Service Coverage Matters

Before buying any new EV brand, confirm there’s an authorized service centre near you. Parts availability and technician training vary significantly in a brand’s early years.

What Prices Could Look Like

Chinese EVs compete primarily on price. Based on international market pricing:

ModelApprox. Price (CAD equivalent)
MG4 Electric~$30,000 - $35,000
BYD Dolphin~$32,000 - $36,000
BYD Atto 3~$38,000 - $42,000

If similar pricing reached Canada, it would significantly expand the sub-$40k EV segment — a range currently limited to a handful of models.

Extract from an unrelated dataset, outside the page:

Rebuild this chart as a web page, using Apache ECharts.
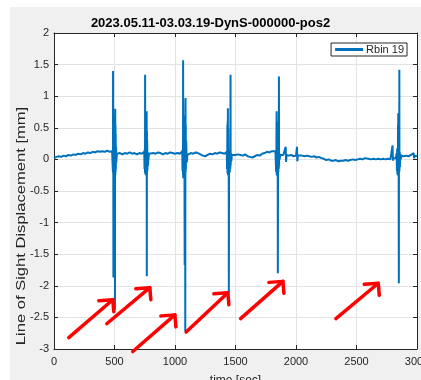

"If Chinese EV brands enter Canada at global pricing, the sub-$40,000 EV segment could look very different within a few years."

Ride Radar , Market Analysis

How Many Chinese EVs Could Canada Absorb?

Canada sells roughly 1.7 million vehicles annually, with EV adoption climbing each year. Starting March 1, 2026, Canadians can expect up to 49,000 Chinese-made EVs annually at first, with the cap rising to 70,000 within five years.

This supply shift pushes more inventory toward affordable EVs starting around CA$35,000 and below — and is expected to influence pricing, incentives, and used-EV residuals, especially in the sub-$45k segment.

For Canadian buyers, the key question isn’t just if Chinese EVs arrive — it’s whether they bring lower prices and a practical ownership experience when they do.